Mrs. Armentrout
By Adam Lovingood
Copyright 2002

I grew a foot within the space of a year. I was the epitome of the tall, thin, awkward, freshly minted teenager. I had bad skin and worse hair. I was painfully shy because we never lived in one place long enough to present a familiar environment within which to develop proper social skills.

At the age of 14, I remember walking into the newest of all the new schools I had encountered over the years. I stared at the floor and offered required information only. What had been intense fear at the age of six had by then metamorphosed into ever-present dread, plain and simple.

Prior to the eighth grade, learning to me had always been like an involuntary response to stimulus. You are presented with previously unknown material and you absorb it, completely and effortlessly like the sponges to which we compare the very young. Teachers and other authority figures said I was gifted and bright, but I had no concept of what that meant. Learning was neither exciting nor challenging; it merely was.

It was at this inauspicious point in my life that I found eighth-grade History and English with Mrs. Armentrout. I have no idea how old she was then. She was at that older-teacher-indeterminate-age that could have been anywhere between forty and sixty, the age range into which adolescents, fairly or not, dump all their teachers. Beneath a halo of graying hair, she tended to cloak her four-foot-eleven-inch frame in a rainbow of polyester pant-suits and flower- or stripe-print silk blouses adorned with neck bows. She stood upon low-heeled pumps that are generally the platform of ladies in later life and called the roll while surveying us through prescription lenses.

I could walk into her classroom and leave behind the taunts and epithets and fulmination of junior high school life reserved for those who did not quite fit in. In her class, I was no longer the object of derision but a cherished partner in an education waltz.

Sitting in her classroom during a lecture, I was enthralled with tales of Cicero-inspired revolutionaries, rebellion and rebirth. Her towering presence belying her short stature as she led us on journeys beyond ourselves. Although she had probably told the same stories hundreds of times, it all seemed as fresh and spontaneous as if it were the first. I felt as if Mrs. Armentrout and I were the only souls in the room; she was speaking directly to me as I responded to every nuance of every story silently but enthusiastically with head nods and smiles enigmatic to my fellow travelers. Oblivious to the sounds of restless shifting and the heavy haze of ennui, I fell in love with knowledge.

I embraced her teachings with my whole body. As she related the socio-economic ramifications of the Stamp Act, I literally sat on the edge of my seat. When she challenged us with the diagramming of ever more complex sentences, I was breathless. She would scour the room looking for a respondent to a question knowing that my hand was raised on the end of an unnaturally long fourteen-year-old arm. Looking hopefully for someone else - but finding no one - she would turn to me.

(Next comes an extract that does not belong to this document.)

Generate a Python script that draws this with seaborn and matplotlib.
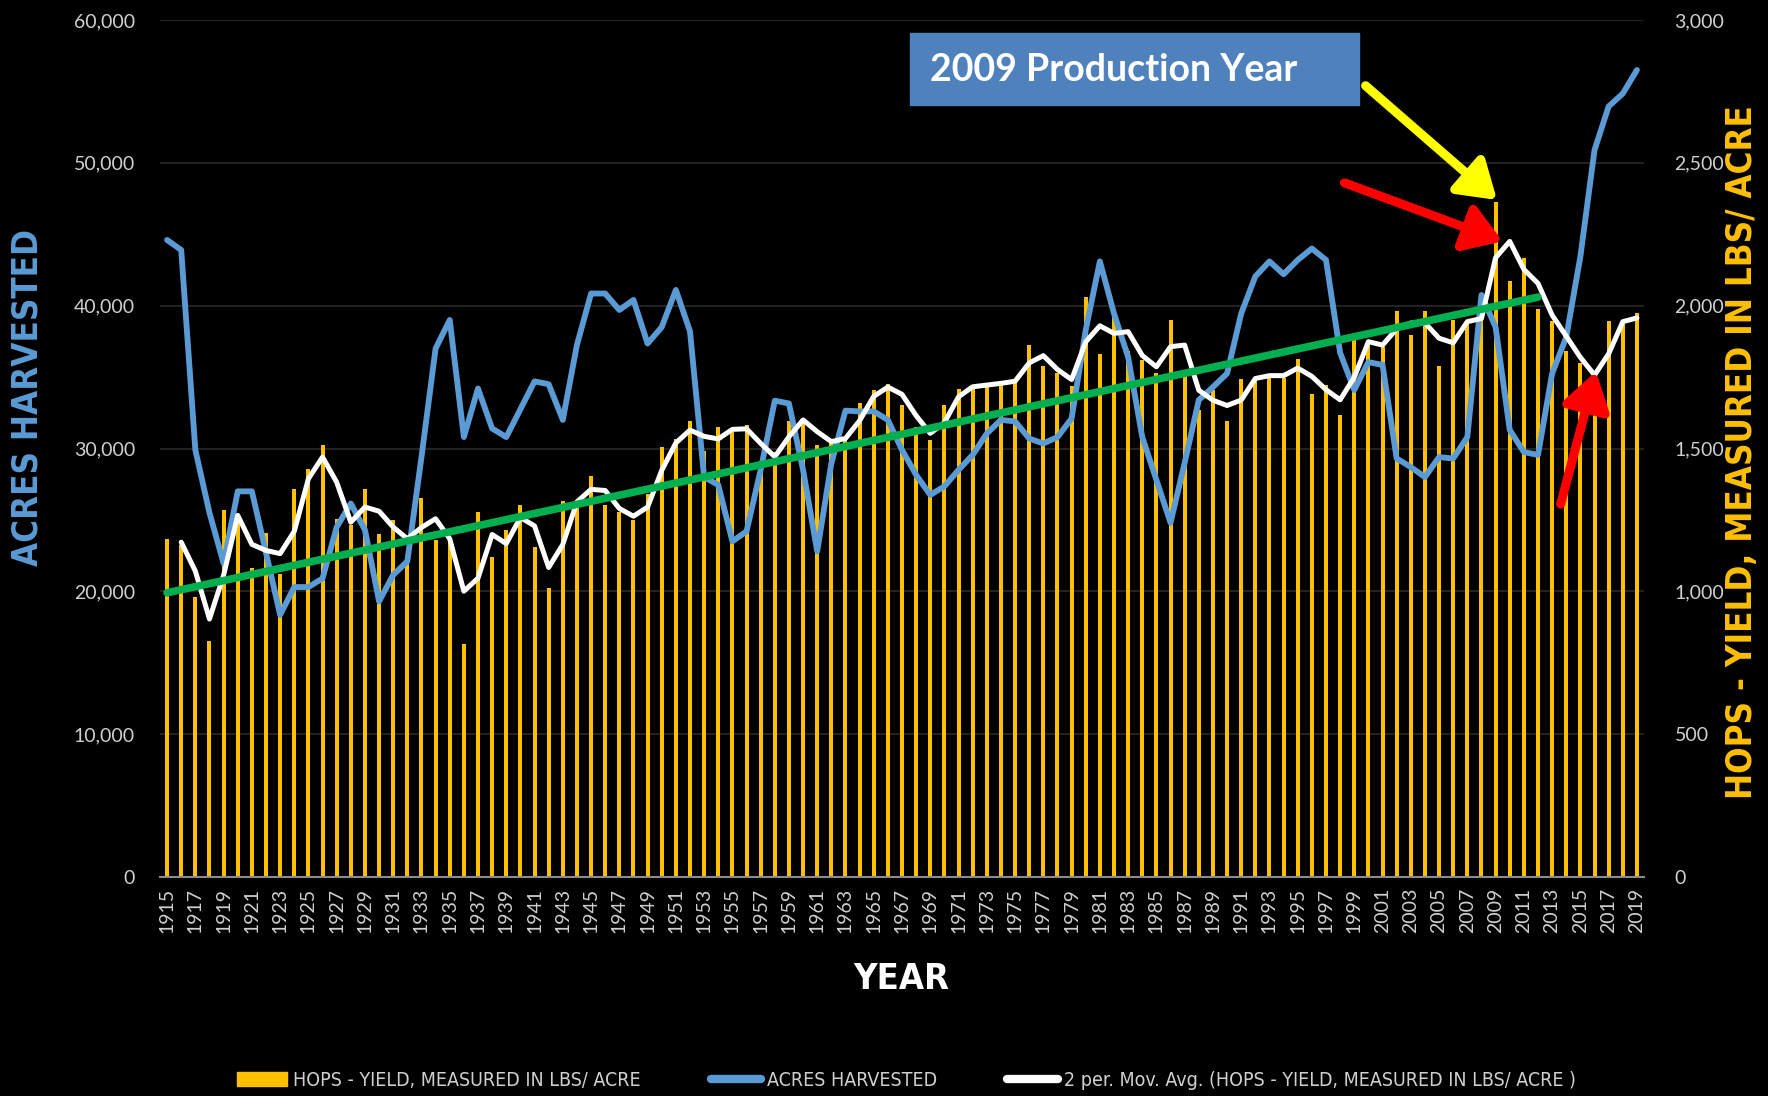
import numpy as np
import pandas as pd
import matplotlib.pyplot as plt
import seaborn as sns
from matplotlib.patches import Rectangle, Patch
from matplotlib.lines import Line2D

# values
years = list(range(1915, 2020))
yield_lbs = [1182, 1162, 980, 826, 1286, 1246, 1083, 1203, 1061, 1359,
             1429, 1511, 1253, 1231, 1359, 1202, 1248, 1120, 1327, 1181,
             1187, 814, 1278, 1120, 1214, 1303, 1155, 1012, 1316, 1310,
             1404, 1302, 1278, 1248, 1342, 1505, 1534, 1595, 1490, 1577,
             1557, 1581, 1455, 1487, 1595, 1605, 1513, 1535, 1535, 1660,
             1705, 1725, 1654, 1576, 1530, 1652, 1710, 1722, 1722, 1734,
             1737, 1862, 1788, 1765, 1718, 2029, 1830, 1976, 1842, 1809,
             1763, 1950, 1774, 1634, 1704, 1597, 1742, 1748, 1762, 1748,
             1815, 1690, 1722, 1619, 1880, 1868, 1856, 1982, 1897, 1982,
             1790, 1950, 1938, 1972, 2364, 2086, 2168, 1988, 1946, 1840,
             1798, 1716, 1947, 1941, 1973]
acres = [44600, 43900, 29900, 25500, 21950, 27000, 27000, 22700, 18350, 20300,
         20300, 20900, 24500, 26150, 24300, 19300, 21150, 22100, 29400, 37000,
         39000, 30800, 34200, 31400, 30800, 32750, 34700, 34500, 32000, 37250,
         40850, 40850, 39700, 40400, 37350, 38500, 41100, 38200, 28000, 27450,
         23500, 24200, 28500, 33350, 33150, 28500, 22800, 28950, 32650, 32600,
         32600, 32000, 29900, 28150, 26750, 27350, 28500, 29550, 31050, 32000,
         31900, 30700, 30350, 30800, 32100, 38300, 43100, 39450, 36400, 30800,
         27800, 24800, 29000, 33400, 34300, 35250, 39450, 42050, 43100, 42200,
         43200, 44000, 43200, 36700, 34100, 36050, 35850, 29300, 28700, 28000,
         29400, 29300, 30800, 40750, 38500, 31300, 29750, 29550, 35250, 37800,
         43450, 50900, 53950, 54850, 56500]
trend_years = [1915, 2012]
trend_yield = [995, 2030]

YELLOW = '#FFC000'
BLUE = '#5B9BD5'
GREEN = '#00B050'
TICK = '#D0D0D0'
NARROW = ['DejaVu Sans']

sns.set_theme(style='dark', rc={'axes.facecolor': 'black', 'figure.facecolor': 'black',
                                'savefig.facecolor': 'black'})
plt.rcParams['font.family'] = ['Lato', 'DejaVu Sans']

df = pd.DataFrame({'year': years, 'yield': yield_lbs, 'acres': acres})
df['ma'] = df['yield'].rolling(2).mean()

fig = plt.figure(figsize=(17.68, 10.96), dpi=100)
ax_y = fig.add_axes([160 / 1768, 1 - 877 / 1096, 1484 / 1768, 857 / 1096])

# bars: yield (right scale)
sns.barplot(data=df, x='year', y='yield', native_scale=True, width=0.28,
            color=YELLOW, saturation=1, errorbar=None, linewidth=0, ax=ax_y)

# acres harvested (left scale)
ax_a = ax_y.twinx()
sns.lineplot(data=df, x='year', y='acres', color=BLUE, lw=4.2, ax=ax_a)

# moving average + trend on top
ax_t = ax_y.twinx()
sns.lineplot(data=df, x='year', y='ma', color='white', lw=3.6, ax=ax_t)
sns.lineplot(x=trend_years, y=trend_yield, color=GREEN, lw=5.5, ax=ax_t)

ax_y.set_xlim(1914.5, 2019.5)
ax_y.set_ylim(0, 3000)
ax_t.set_ylim(0, 3000)
ax_a.set_ylim(0, 60000)

ax_y.set_yticks(np.arange(0, 3001, 500))
ax_y.set_yticklabels([f'{v:,}' for v in range(0, 3001, 500)])
ax_a.set_yticks(np.arange(0, 60001, 10000))
ax_a.set_yticklabels([f'{v:,}' for v in range(0, 60001, 10000)])
ax_y.yaxis.tick_right()
ax_a.yaxis.tick_left()
ax_t.set_yticks([])
ax_t.set_ylabel('')

ax_y.set_xticks(years[::2])
ax_y.set_xticklabels([str(y) for y in years[::2]], rotation=90)
ax_y.tick_params(axis='x', colors=TICK, labelsize=14, length=0, pad=8)
ax_y.tick_params(axis='y', colors=TICK, labelsize=14, length=0, pad=22)
ax_a.tick_params(axis='y', colors=TICK, labelsize=14, length=0, pad=18)

ax_y.yaxis.grid(True, color='#2A2A2A', lw=1.2)
ax_y.xaxis.grid(False)
ax_y.set_axisbelow(True)
for a in (ax_y, ax_a, ax_t):
    for s in a.spines.values():
        s.set_visible(False)
ax_y.spines['bottom'].set_visible(True)
ax_y.spines['bottom'].set_color('#8C8C8C')
ax_y.spines['bottom'].set_linewidth(1.5)

lbl = dict(fontweight='bold', family=NARROW, fontstretch='condensed', va='center')
ax_y.set_xlabel('YEAR', color='white', fontsize=26, **lbl)
ax_y.xaxis.set_label_coords(0.4993, -0.119)
ax_y.yaxis.set_label_position('right')
ax_y.set_ylabel('HOPS - YIELD, MEASURED IN LBS/ ACRE', color=YELLOW, fontsize=25,
                rotation=90, **lbl)
ax_y.yaxis.set_label_coords(1.066, 0.496)
ax_a.yaxis.set_label_position('left')
ax_a.set_ylabel('ACRES HARVESTED', color=BLUE, fontsize=25, **lbl)
ax_a.yaxis.set_label_coords(-0.089, 0.56)

# callout box
fig.patches.append(Rectangle((910 / 1768, 1 - 105 / 1096), 449 / 1768, 72 / 1096,
                             transform=fig.transFigure, color='#4F81BD', zorder=5))
fig.text(930 / 1768, 1 - 70 / 1096, '2009 Production Year', color='white',
         fontsize=27, fontweight='bold', va='center', ha='left', zorder=6)

arrow = dict(arrowstyle='-|>,head_length=1.0,head_width=0.65', lw=6.5,
             shrinkA=0, shrinkB=0, mutation_scale=22)
ax_t.annotate('', xy=(2009.1, 2370), xytext=(1999.8, 2770),
              arrowprops=dict(arrow, color='#FFFF00'))
ax_t.annotate('', xy=(2009.5, 2225), xytext=(1998.3, 2430),
              arrowprops=dict(arrow, color='#FF0000'))
ax_t.annotate('', xy=(2016.1, 1770), xytext=(2013.6, 1305),
              arrowprops=dict(arrow, color='#FF0000'))

handles = [Patch(facecolor=YELLOW, edgecolor=YELLOW),
           Line2D([], [], color=BLUE, lw=6),
           Line2D([], [], color='white', lw=6)]
labels = ['HOPS - YIELD, MEASURED IN LBS/ ACRE', 'ACRES HARVESTED',
          '2 per. Mov. Avg. (HOPS - YIELD, MEASURED IN LBS/ ACRE )']
fig.legend(handles, labels, loc='center', bbox_to_anchor=(0.5125, 16 / 1096), ncol=3,
           frameon=False, columnspacing=3.6, handlelength=2.6, handletextpad=0.3,
           prop={'family': NARROW, 'stretch': 'condensed', 'size': 14}, labelcolor=TICK)

fig.savefig('out.png', dpi=100)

Mrs. Armentrout was my beacon in the obscuring fog of adolescence, and I suspect that I was hers in the dense mists of apathy. I shared my class with thirty other students. Thirty bored, listless, distracted, dispassionate other students. What courage it must have taken for her to get up every day in front of such a group - whose names changed over the years but whose spirit remained constant - and try to teach it something it didn't realize it needed to know.

I've thought of her many times over the years. When did she retire - for I was sure she was no longer teaching. Is she still alive? As I learned too late, she lives on only in the memories of her family, friends and at least one former student. I would have liked to have told her that her efforts were not in vain. Some of the seeds she sowed did land in fertile ground.